You can also fetch pipeline labels by their parent ID:

sch.pipeline_labels.get_all(parent_id='test:admin')

Output:

[<PipelineLabel (label=test/dev)>]

Updating labels of an existing pipeline

A very common operation is to take an existing pipeline, and modify the labels assigned to it.
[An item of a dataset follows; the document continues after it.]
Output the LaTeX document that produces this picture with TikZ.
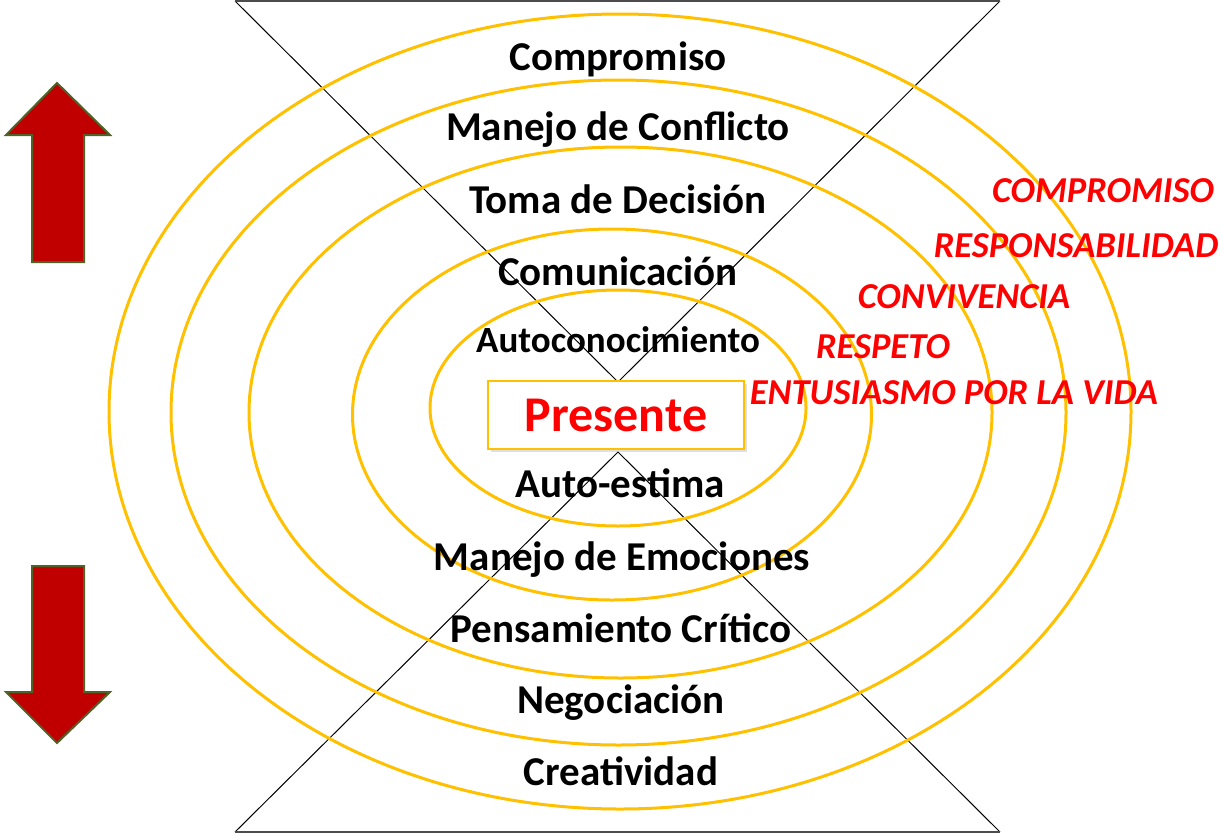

This is a simple operation using the SDK. To add new labels to an existing pipeline, the streamsets.sdk.sch_models.Pipeline.add_label() method can be used before publishing the pipeline to Control Hub:

pipeline = sch.pipelines.get(commit_id=<commit_id>)
pipeline.add_label('prod/dev', 'prod')
sch.publish_pipeline(pipeline)
pipeline.labels

Output:

[<PipelineLabel (label=test/dev)>,
 <PipelineLabel (label=test)>,
 <PipelineLabel (label=prod/dev)>,
 <PipelineLabel (label=prod)>]

Removing existing labels for a pipeline

Removing existing labels from a pipeline can be done in a similar fashion using streamsets.sdk.sch_models.Pipeline.remove_label() against an existing pipeline instance:

pipeline = sch.pipelines.get(commit_id=<commit_id>)
pipeline.remove_label('test', 'test/dev')
sch.publish_pipeline(pipeline)
pipeline.labels

Output:

[<PipelineLabel (label=prod/dev)>,
 <PipelineLabel (label=prod)>]]

Deleting pipeline labels

Pipeline labels can also be deleted from your Control Hub organization as a whole. First, get an instance of the streamsets.sdk.sch_models.PipelineLabel that you wish to remove. Then, call the streamsets.sdk.ControlHub.delete_pipeline_labels() method and pass in the label:

label = sch.pipeline_labels.get(parent_id='test:admin', label='test/dev')
sch.delete_pipeline_labels(label)